● **What you will do**
Retype the whole listing verbatim and keep the pictures out of it.

● **Given material**

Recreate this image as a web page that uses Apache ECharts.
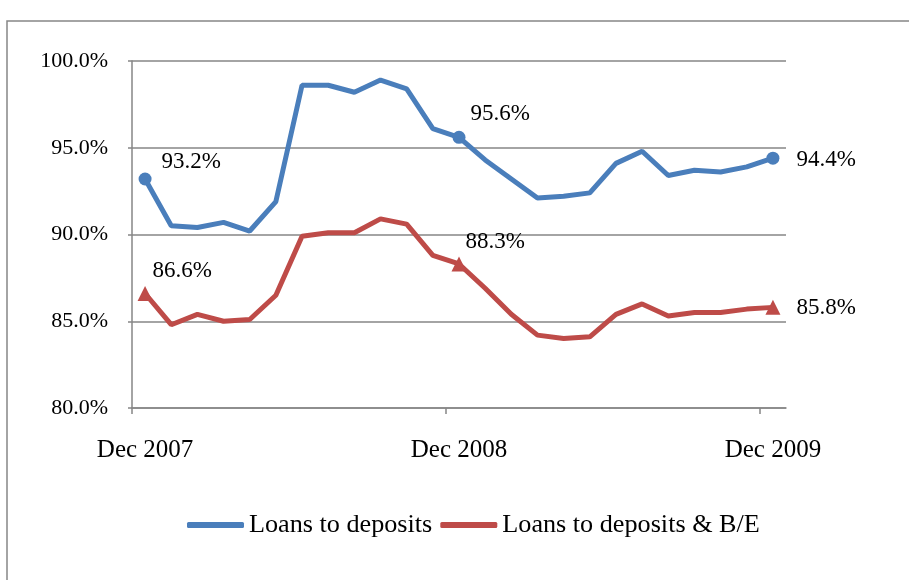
<!DOCTYPE html>
<html>
<head>
<meta charset="utf-8">
<script src="https://cdn.jsdelivr.net/npm/echarts@6/dist/echarts.min.js"></script>
<style>
html,body{margin:0;padding:0;background:#fff;}
#chart{width:909px;height:580px;}
</style>
</head>
<body>
<div id="chart"></div>
<script>
var months = ['Dec 2007','Jan 2008','Feb 2008','Mar 2008','Apr 2008','May 2008','Jun 2008','Jul 2008','Aug 2008','Sep 2008','Oct 2008','Nov 2008','Dec 2008','Jan 2009','Feb 2009','Mar 2009','Apr 2009','May 2009','Jun 2009','Jul 2009','Aug 2009','Sep 2009','Oct 2009','Nov 2009','Dec 2009'];
var loansToDeposits = [93.2,90.5,90.4,90.7,90.2,91.9,98.6,98.6,98.2,98.9,98.4,96.1,95.6,94.3,93.2,92.1,92.2,92.4,94.1,94.8,93.4,93.7,93.6,93.9,94.4];
var loansToDepositsBE = [86.6,84.8,85.4,85.0,85.1,86.5,89.9,90.1,90.1,90.9,90.6,88.8,88.3,86.9,85.4,84.2,84.0,84.1,85.4,86.0,85.3,85.5,85.5,85.7,85.8];
var seriesNames = ['Loans to deposits','Loans to deposits & B/E'];
var markedIdx = [0,12,24];
// category boundaries (one more than months) used only to place the x tick marks
var boundaries = months.map(function(m,i){return 'b'+i;}).concat(['b'+months.length]);

var FONT = '"Liberation Serif","Times New Roman",serif';
var BLUE = '#4A7EBB', RED = '#BE4B48', GRAY = '#868686';

function buildData(vals, size, offsets){
  return vals.map(function(v,i){
    var k = markedIdx.indexOf(i);
    if(k < 0) return {value:v, symbolSize:0, label:{show:false}};
    return {value:v, symbolSize:size,
      label:{show:true, position:'right', distance:5, offset:offsets[k],
        formatter:function(p){return p.value.toFixed(1)+'%';},
        fontFamily:FONT, fontSize:23, color:'#000'}};
  });
}

var chart = echarts.init(document.getElementById('chart'), null, {renderer:'canvas'});
chart.setOption({
  animation:false,
  backgroundColor:'#fff',
  graphic:[{type:'rect', shape:{x:7, y:21, width:920, height:600}, style:{fill:'none', stroke:GRAY, lineWidth:1.5}, silent:true}],
  grid:{left:132, right:123, top:61, bottom:172, containLabel:false},
  legend:{
    left:187, top:512, padding:0, itemGap:8, itemWidth:57, itemHeight:6, icon:'roundRect',
    textStyle:{fontFamily:FONT, fontSize:26.2, color:'#000'},
    data:seriesNames
  },
  xAxis:[{
    type:'category', data:months, boundaryGap:true, position:'bottom',
    axisLine:{lineStyle:{color:GRAY, width:1.5}},
    axisTick:{show:false},
    axisLabel:{interval:function(i){return i%12===0;}, margin:30, fontFamily:FONT, fontSize:25, color:'#000'},
    splitLine:{show:false}
  },{
    type:'category', data:boundaries, boundaryGap:false, position:'bottom',
    axisLine:{show:false},
    axisTick:{show:true, length:6, interval:function(i){return i%12===0;}, lineStyle:{color:GRAY, width:1.5}},
    axisLabel:{show:false},
    splitLine:{show:false}
  }],
  yAxis:{
    type:'value', min:80, max:100, interval:5,
    axisLine:{show:true, lineStyle:{color:GRAY, width:1.5}},
    axisTick:{show:true, length:4, lineStyle:{color:GRAY, width:1.5}},
    axisLabel:{margin:24, fontFamily:FONT, fontSize:22, color:'#000', formatter:function(v){return v.toFixed(1)+'%';}},
    splitLine:{show:true, lineStyle:{color:GRAY, width:1.5}}
  },
  series:[
    {name:seriesNames[0], type:'line', xAxisIndex:0, symbol:'circle', showAllSymbol:true,
     itemStyle:{color:BLUE}, lineStyle:{color:BLUE, width:5},
     data:buildData(loansToDeposits, 13, [[5,-17],[0,-23],[12,2]])},
    {name:seriesNames[1], type:'line', xAxisIndex:0, symbol:'triangle', showAllSymbol:true,
     itemStyle:{color:RED}, lineStyle:{color:RED, width:5},
     data:buildData(loansToDepositsBE, 15, [[-5,-23],[-6,-22],[11,1]])}
  ]
});
</script>
</body>
</html>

● **Finished exercise**
Recreate this image as a web page that uses Apache ECharts.
<!DOCTYPE html>
<html>
<head>
<meta charset="utf-8">
<script src="https://cdn.jsdelivr.net/npm/echarts@6/dist/echarts.min.js"></script>
<style>
html,body{margin:0;padding:0;background:#fff;}
#chart{width:909px;height:580px;}
</style>
</head>
<body>
<div id="chart"></div>
<script>
var months = ['Dec 2007','Jan 2008','Feb 2008','Mar 2008','Apr 2008','May 2008','Jun 2008','Jul 2008','Aug 2008','Sep 2008','Oct 2008','Nov 2008','Dec 2008','Jan 2009','Feb 2009','Mar 2009','Apr 2009','May 2009','Jun 2009','Jul 2009','Aug 2009','Sep 2009','Oct 2009','Nov 2009','Dec 2009'];
var loansToDeposits = [93.2,90.5,90.4,90.7,90.2,91.9,98.6,98.6,98.2,98.9,98.4,96.1,95.6,94.3,93.2,92.1,92.2,92.4,94.1,94.8,93.4,93.7,93.6,93.9,94.4];
var loansToDepositsBE = [86.6,84.8,85.4,85.0,85.1,86.5,89.9,90.1,90.1,90.9,90.6,88.8,88.3,86.9,85.4,84.2,84.0,84.1,85.4,86.0,85.3,85.5,85.5,85.7,85.8];
var seriesNames = ['Loans to deposits','Loans to deposits & B/E'];
var markedIdx = [0,12,24];
// category boundaries (one more than months) used only to place the x tick marks
var boundaries = months.map(function(m,i){return 'b'+i;}).concat(['b'+months.length]);

var FONT = '"Liberation Serif","Times New Roman",serif';
var BLUE = '#4A7EBB', RED = '#BE4B48', GRAY = '#868686';

function buildData(vals, size, offsets){
  return vals.map(function(v,i){
    var k = markedIdx.indexOf(i);
    if(k < 0) return {value:v, symbolSize:0, label:{show:false}};
    return {value:v, symbolSize:size,
      label:{show:true, position:'right', distance:5, offset:offsets[k],
        formatter:function(p){return p.value.toFixed(1)+'%';},
        fontFamily:FONT, fontSize:23, color:'#000'}};
  });
}

var chart = echarts.init(document.getElementById('chart'), null, {renderer:'canvas'});
chart.setOption({
  animation:false,
  backgroundColor:'#fff',
  graphic:[{type:'rect', shape:{x:7, y:21, width:920, height:600}, style:{fill:'none', stroke:GRAY, lineWidth:1.5}, silent:true}],
  grid:{left:132, right:123, top:61, bottom:172, containLabel:false},
  legend:{
    left:187, top:512, padding:0, itemGap:8, itemWidth:57, itemHeight:6, icon:'roundRect',
    textStyle:{fontFamily:FONT, fontSize:26.2, color:'#000'},
    data:seriesNames
  },
  xAxis:[{
    type:'category', data:months, boundaryGap:true, position:'bottom',
    axisLine:{lineStyle:{color:GRAY, width:1.5}},
    axisTick:{show:false},
    axisLabel:{interval:function(i){return i%12===0;}, margin:30, fontFamily:FONT, fontSize:25, color:'#000'},
    splitLine:{show:false}
  },{
    type:'category', data:boundaries, boundaryGap:false, position:'bottom',
    axisLine:{show:false},
    axisTick:{show:true, length:6, interval:function(i){return i%12===0;}, lineStyle:{color:GRAY, width:1.5}},
    axisLabel:{show:false},
    splitLine:{show:false}
  }],
  yAxis:{
    type:'value', min:80, max:100, interval:5,
    axisLine:{show:true, lineStyle:{color:GRAY, width:1.5}},
    axisTick:{show:true, length:4, lineStyle:{color:GRAY, width:1.5}},
    axisLabel:{margin:24, fontFamily:FONT, fontSize:22, color:'#000', formatter:function(v){return v.toFixed(1)+'%';}},
    splitLine:{show:true, lineStyle:{color:GRAY, width:1.5}}
  },
  series:[
    {name:seriesNames[0], type:'line', xAxisIndex:0, symbol:'circle', showAllSymbol:true,
     itemStyle:{color:BLUE}, lineStyle:{color:BLUE, width:5},
     data:buildData(loansToDeposits, 13, [[5,-17],[0,-23],[12,2]])},
    {name:seriesNames[1], type:'line', xAxisIndex:0, symbol:'triangle', showAllSymbol:true,
     itemStyle:{color:RED}, lineStyle:{color:RED, width:5},
     data:buildData(loansToDepositsBE, 15, [[-5,-23],[-6,-22],[11,1]])}
  ]
});
</script>
</body>
</html>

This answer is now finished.